"We argue that the political task of the church is to be the church rather than to transform the world. One reason why it is not enough to say that our that our first task is to make the world better is that we Christians have no other means of accurately understanding the world and rightly interpreting the world except by way of the church . Big words like 'peace' and 'justice', slogans the church adopts under the presumption that, even if people do not know what 'Jesus Christ is Lord' means, they will know what peace and justice means, are words awaiting content. The church really does not know what these words mean apart from from the life and death of Jesus of Nazareth. After all, Pilate permitted the killing of Jesus in order to secure peace and justice (Roman style) in Judea. It is Jesus' story that gives content to our faith, judges any institutional embodiment of our faith, and teaches us to be suspicious of any political slogan that does not need God to make itself credible." - Stanley Hauerwas and William H. Willimon, Resident Aliens, p. 38.

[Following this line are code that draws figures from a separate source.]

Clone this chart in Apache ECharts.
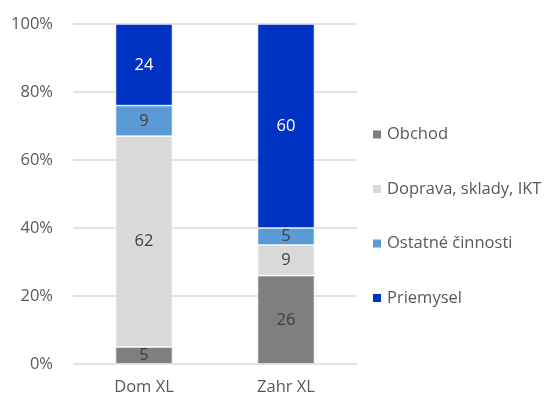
<!DOCTYPE html>
<html><head><meta charset="utf-8">
<script src="https://cdn.jsdelivr.net/npm/echarts@6/dist/echarts.min.js"></script>
<style>html,body{margin:0;padding:0;background:#fff}#c{width:550px;height:400px}</style>
</head><body><div id="c"></div>
<script>
const categories = ["Dom XL", "Zahr XL"];
const seriesNames = ["Obchod", "Doprava, sklady, IKT", "Ostatné činnosti", "Priemysel"];
const obchod = [5, 26];
const doprava = [62, 9];
const ostatne = [9, 5];
const priemysel = [24, 60];
const yTicks = [0, 20, 40, 60, 80, 100];

const colors = ["#7f7f7f", "#d9d9d9", "#5b9bd5", "#0033c4"];
const labelColors = ["#404040", "#404040", "#404040", "#ffffff"];
const values = [obchod, doprava, ostatne, priemysel];
const font = "'Open Sans', 'Noto Sans', sans-serif";

const chart = echarts.init(document.getElementById('c'), null, {renderer: 'canvas'});
chart.setOption({
  animation: false,
  textStyle: {fontFamily: font},
  grid: {left: 73, right: 193, top: 24, bottom: 36},
  legend: {
    orient: 'vertical', left: 371, top: 126, padding: 0,
    itemWidth: 10, itemHeight: 10, itemGap: 37.5,
    icon: 'rect',
    textStyle: {fontFamily: font, fontSize: 16.5, color: '#595959', lineHeight: 17},
    data: seriesNames
  },
  xAxis: {
    type: 'category', data: categories,
    axisLine: {show: false}, axisTick: {show: false},
    axisLabel: {fontFamily: font, fontSize: 16.5, color: '#595959', margin: 15}
  },
  yAxis: {
    type: 'value', min: yTicks[0], max: yTicks[yTicks.length - 1], interval: 20,
    axisLabel: {fontFamily: font, fontSize: 16.5, color: '#595959', margin: 20, formatter: v => v + '%'},
    splitLine: {lineStyle: {color: '#d9d9d9', width: 1.5}},
    axisLine: {show: false}, axisTick: {show: false}
  },
  series: seriesNames.map((n, i) => ({
    name: n, type: 'bar', stack: 'a', barWidth: 57,
    data: values[i],
    itemStyle: {color: colors[i], borderColor: '#ffffff', borderWidth: 0.7},
    label: {show: true, position: 'inside', fontFamily: font, fontSize: 16.5, color: labelColors[i]}
  }))
});
</script></body></html>
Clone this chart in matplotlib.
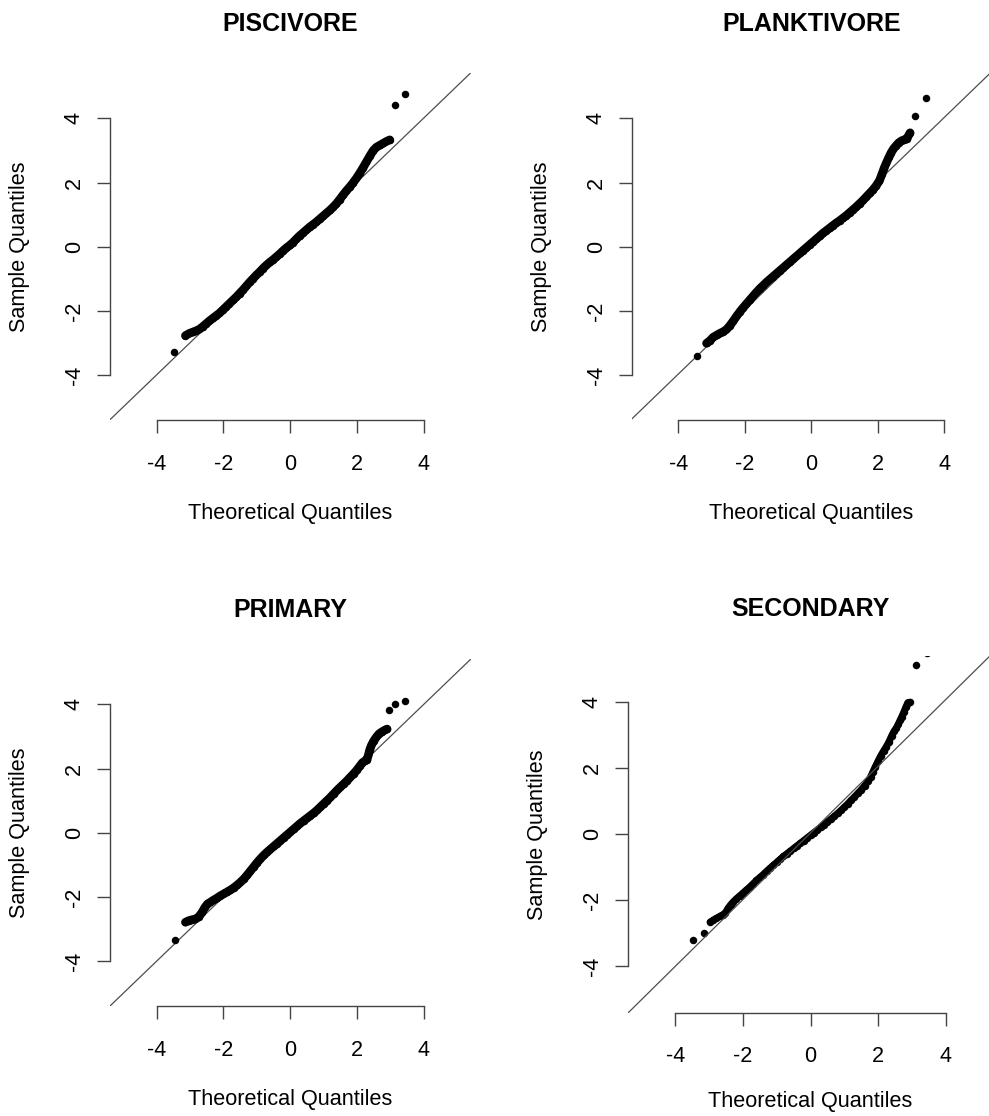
import numpy as np
import matplotlib.pyplot as plt

plt.rcParams['font.family'] = ['Liberation Sans', 'DejaVu Sans']

titles = ['PISCIVORE', 'PLANKTIVORE', 'PRIMARY', 'SECONDARY']
ticks = [-4, -2, 0, 2, 4]

# normal QQ pairs (theoretical, sample) for each feeding group
pisc_x = [-3.47, -3.14, -3.02, -2.92, -2.82, -2.72, -2.62, -2.52, -2.42, -2.32, -2.22, -2.12,
          -2.02, -1.92, -1.82, -1.72, -1.62, -1.52, -1.42, -1.32, -1.22, -1.12, -1.02, -0.92,
          -0.82, -0.72, -0.62, -0.52, -0.42, -0.32, -0.22, -0.12, -0.02, 0.08, 0.18, 0.28,
          0.38, 0.48, 0.58, 0.68, 0.78, 0.88, 0.98, 1.08, 1.18, 1.28, 1.38, 1.48,
          1.58, 1.68, 1.78, 1.88, 1.98, 2.08, 2.18, 2.28, 2.38, 2.48, 2.58, 2.68,
          2.78, 2.88, 2.98, 3.13, 3.45]
pisc_y = [-3.27, -2.77, -2.70, -2.66, -2.62, -2.57, -2.49, -2.40, -2.31, -2.23, -2.15, -2.07,
          -1.97, -1.87, -1.77, -1.67, -1.57, -1.46, -1.35, -1.23, -1.11, -1.00, -0.89, -0.79,
          -0.68, -0.58, -0.49, -0.41, -0.32, -0.23, -0.13, -0.04, 0.04, 0.13, 0.24, 0.34,
          0.43, 0.52, 0.61, 0.69, 0.77, 0.86, 0.95, 1.04, 1.13, 1.23, 1.34, 1.47,
          1.61, 1.74, 1.86, 1.99, 2.13, 2.29, 2.46, 2.64, 2.82, 2.99, 3.10, 3.16,
          3.22, 3.28, 3.33, 4.41, 4.75]

plank_x = [-3.45, -3.15, -3.05, -2.95, -2.85, -2.75, -2.65, -2.55, -2.45, -2.35, -2.25, -2.15,
           -2.05, -1.95, -1.85, -1.75, -1.65, -1.55, -1.45, -1.35, -1.25, -1.15, -1.05, -0.95,
           -0.85, -0.75, -0.65, -0.55, -0.45, -0.35, -0.25, -0.15, -0.05, 0.05, 0.15, 0.25,
           0.35, 0.45, 0.55, 0.65, 0.75, 0.85, 0.95, 1.05, 1.15, 1.25, 1.35, 1.45,
           1.55, 1.65, 1.75, 1.85, 1.95, 2.05, 2.12, 2.19, 2.26, 2.33, 2.40, 2.47,
           2.55, 2.63, 2.71, 2.79, 2.87, 2.97, 3.13, 3.44]
plank_y = [-3.40, -3.01, -2.93, -2.82, -2.76, -2.70, -2.65, -2.58, -2.46, -2.32, -2.17, -2.03,
           -1.90, -1.78, -1.66, -1.54, -1.42, -1.31, -1.21, -1.11, -1.02, -0.93, -0.84, -0.75,
           -0.66, -0.57, -0.48, -0.39, -0.30, -0.21, -0.12, -0.03, 0.06, 0.15, 0.24, 0.33,
           0.42, 0.50, 0.58, 0.66, 0.74, 0.81, 0.89, 0.97, 1.06, 1.15, 1.24, 1.34,
           1.44, 1.55, 1.66, 1.77, 1.90, 2.06, 2.25, 2.45, 2.62, 2.78, 2.93, 3.05,
           3.15, 3.24, 3.30, 3.33, 3.36, 3.55, 4.06, 4.63]

prim_x = [-3.46, -3.14, -3.04, -2.94, -2.84, -2.74, -2.64, -2.56, -2.48, -2.40, -2.30, -2.20,
          -2.10, -2.00, -1.90, -1.80, -1.70, -1.60, -1.50, -1.40, -1.30, -1.20, -1.10, -1.00,
          -0.90, -0.80, -0.70, -0.60, -0.50, -0.40, -0.30, -0.20, -0.10, 0.00, 0.10, 0.20,
          0.30, 0.40, 0.50, 0.60, 0.70, 0.80, 0.90, 1.00, 1.10, 1.20, 1.30, 1.40,
          1.50, 1.60, 1.70, 1.80, 1.90, 2.00, 2.08, 2.16, 2.24, 2.30, 2.34, 2.38,
          2.43, 2.50, 2.58, 2.66, 2.74, 2.82, 2.90, 2.97, 3.14, 3.45]
prim_y = [-3.33, -2.79, -2.74, -2.71, -2.69, -2.62, -2.48, -2.33, -2.22, -2.17, -2.10, -2.04,
          -1.97, -1.91, -1.85, -1.79, -1.72, -1.64, -1.55, -1.45, -1.33, -1.20, -1.07, -0.94,
          -0.82, -0.71, -0.61, -0.52, -0.43, -0.34, -0.25, -0.16, -0.07, 0.02, 0.11, 0.20,
          0.29, 0.37, 0.45, 0.53, 0.61, 0.70, 0.80, 0.90, 1.00, 1.10, 1.21, 1.32,
          1.42, 1.52, 1.62, 1.73, 1.84, 1.96, 2.07, 2.18, 2.24, 2.28, 2.42, 2.58,
          2.72, 2.86, 2.98, 3.08, 3.14, 3.19, 3.23, 3.82, 4.00, 4.10]

sec_x = [-3.47, -3.15, -2.97, -2.88, -2.79, -2.69, -2.60, -2.52, -2.44, -2.36, -2.28, -2.20,
         -2.10, -2.00, -1.90, -1.80, -1.70, -1.60, -1.50, -1.40, -1.30, -1.20, -1.10, -1.00,
         -0.90, -0.80, -0.70, -0.60, -0.50, -0.40, -0.30, -0.20, -0.10, 0.00, 0.10, 0.20,
         0.30, 0.40, 0.50, 0.60, 0.70, 0.80, 0.90, 1.00, 1.10, 1.20, 1.30, 1.40,
         1.50, 1.60, 1.70, 1.78, 1.85, 1.92, 2.00, 2.08, 2.16, 2.24, 2.32, 2.40,
         2.47, 2.54, 2.60, 2.65, 2.70, 2.76, 2.82, 2.88, 2.94, 3.11, 3.44]
sec_y = [-3.21, -3.00, -2.66, -2.60, -2.55, -2.49, -2.44, -2.38, -2.24, -2.13, -2.04, -1.96,
         -1.87, -1.78, -1.69, -1.60, -1.50, -1.40, -1.31, -1.22, -1.12, -1.03, -0.94, -0.85,
         -0.76, -0.67, -0.59, -0.51, -0.43, -0.35, -0.27, -0.19, -0.11, -0.03, 0.05, 0.13,
         0.21, 0.29, 0.37, 0.46, 0.54, 0.63, 0.72, 0.82, 0.92, 1.03, 1.13, 1.24,
         1.35, 1.47, 1.60, 1.74, 1.90, 2.05, 2.22, 2.38, 2.52, 2.65, 2.80, 2.98,
         3.12, 3.22, 3.34, 3.45, 3.56, 3.70, 3.85, 3.99, 4.00, 5.13, 5.48]

groups = [(pisc_x, pisc_y), (plank_x, plank_y), (prim_x, prim_y), (sec_x, sec_y)]

# qqline intercept and slope
line_a = [0.01, 0.03, 0.0, 0.04]
line_b = [1.0, 1.0, 1.0, 1.01]

W, H = 989, 1116
fig = plt.figure(figsize=(W / 100, H / 100), dpi=100)

# plot regions in pixels: left, top, right, bottom
boxes = [(110, 73.4, 470.5, 420), (631.7, 73.4, 990.9, 420),
         (110, 659.4, 470.5, 1006), (628, 656, 993, 1012.5)]
title_y = [31, 31, 617, 616]
xlab_off = [98.8, 98.8, 98.8, 95]
band_w = [6.2, 6.2, 6.2, 5.0]
axcol = '#444444'

for i, (qx, qy) in enumerate(groups):
    qx = np.asarray(qx)
    qy = np.asarray(qy)
    l, t, r, b = boxes[i]
    ax = fig.add_axes([l / W, 1 - b / H, (r - l) / W, (b - t) / H])
    ax.set_xlim(-5.4, 5.4)
    ax.set_ylim(-5.4, 5.4)

    # overlapping points merge into a solid band; split where neighbours are far apart
    gap = np.hypot(np.diff(qx), np.diff(qy)) > 0.22
    runs = np.split(np.arange(len(qx)), np.where(gap)[0] + 1)
    for run in runs:
        if len(run) > 1:
            ax.plot(qx[run], qy[run], '-', color='black', lw=band_w[i],
                    solid_capstyle='round', solid_joinstyle='round', zorder=2)
    ax.plot(qx, qy, 'o', ms=5.4, color='black', mew=0, zorder=2)
    ax.axline((0, line_a[i]), slope=line_b[i], color='#4d4d4d', lw=0.9,
              zorder=3 if i == 3 else 1)

    for s in ['top', 'right']:
        ax.spines[s].set_visible(False)
    for s in ['left', 'bottom']:
        ax.spines[s].set_bounds(-4, 4)
        ax.spines[s].set_color(axcol)
        ax.spines[s].set_linewidth(1.0)
    ax.set_xticks(ticks)
    ax.set_yticks(ticks)
    ax.set_xticklabels([str(v) for v in ticks])
    ax.set_yticklabels([str(v) for v in ticks], rotation=90, va='center')
    ax.tick_params(length=9.4, width=1.0, color=axcol, labelsize=15.6)
    ax.tick_params(axis='x', pad=15)
    ax.tick_params(axis='y', pad=8.6)

    fig.text((l + r) / 2 / W, 1 - (b + xlab_off[i]) / H, 'Theoretical Quantiles',
             ha='center', va='baseline', fontsize=15.6)
    fig.text((l - 90) / W, 1 - (t + b) / 2 / H, 'Sample Quantiles', rotation=90,
             ha='center', va='center', fontsize=15.6)
    fig.text((l + r) / 2 / W, 1 - title_y[i] / H, titles[i], ha='center',
             va='baseline', fontsize=18, fontweight='bold')

fig.savefig('out.png', dpi=100)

UPDATE: Ok, despite Hauerwas and Willimon overstating their critique of empire, as Byron as pointed out in the comments, I still find this quote helpful. I find it helpful as it reminds me that the church's hope for change should not and and need not be dependent on who is in goverment.
The risk is, as Chris alluded to, that the church will simply withdraw from the world altogether. But what I hope will become clearer in further posts is that isn't the case. A person who is being transformed by Christ will be a person who longs and prays for the world too to be transformed. And a person who is being transformed by Christ will be a person who know's where that transformation comes from: not Labor, Liberal or The Greens; but the Lord Jesus Christ.